The Role of Interpretation and Context
Non-positivist methods recognize that social phenomena are inherently complex and context-dependent. They emphasize the importance of understanding the meanings that individuals attach to their actions and experiences. For example, studying poverty requires understanding not just economic indicators but also the cultural meanings of poverty, the social networks of those experiencing it, and the historical context in which it occurs. Simply quantifying poverty rates (a positivist approach) provides an incomplete picture.

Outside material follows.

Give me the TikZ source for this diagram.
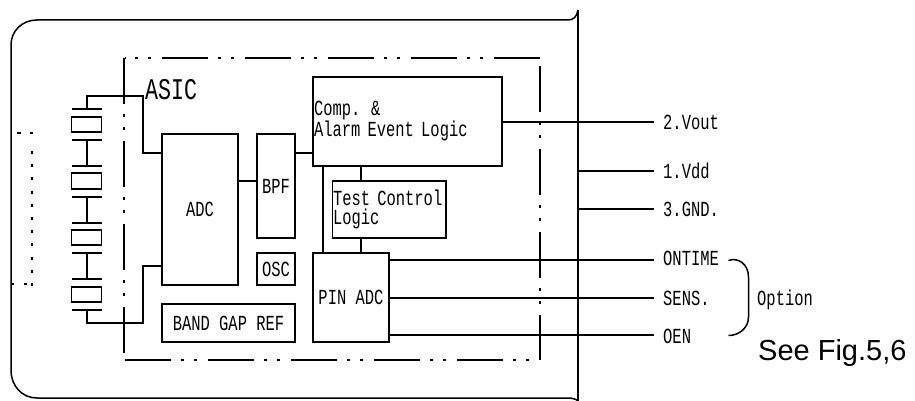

Table: Comparing Positivist and Non-Positivist Approaches
| Feature | Positivism | Non-Positivism |
|---|---|---|
| Ontology (Nature of Reality) | Single, objective reality | Multiple, socially constructed realities |
| Epistemology (Nature of Knowledge) | Knowledge is discovered through objective observation | Knowledge is interpreted and constructed |
| Methodology | Quantitative, experimental, surveys | Qualitative, ethnography, interviews, discourse analysis |
| Goal of Research | Explain and predict | Understand and interpret |
Conclusion
In conclusion, while non-positivistic methodologies diverge from the traditional criteria of scientific inquiry as defined by positivism, they are not necessarily unscientific. They employ rigorous methods, albeit different ones, to ensure dependability, credibility, and transferability. They offer valuable insights into the complexities of human social life that positivist approaches often miss. Ultimately, the choice of methodology depends on the research question and the nature of the phenomenon being studied. A pluralistic approach, recognizing the strengths of both positivist and non-positivist methods, is often the most fruitful path for sociological research.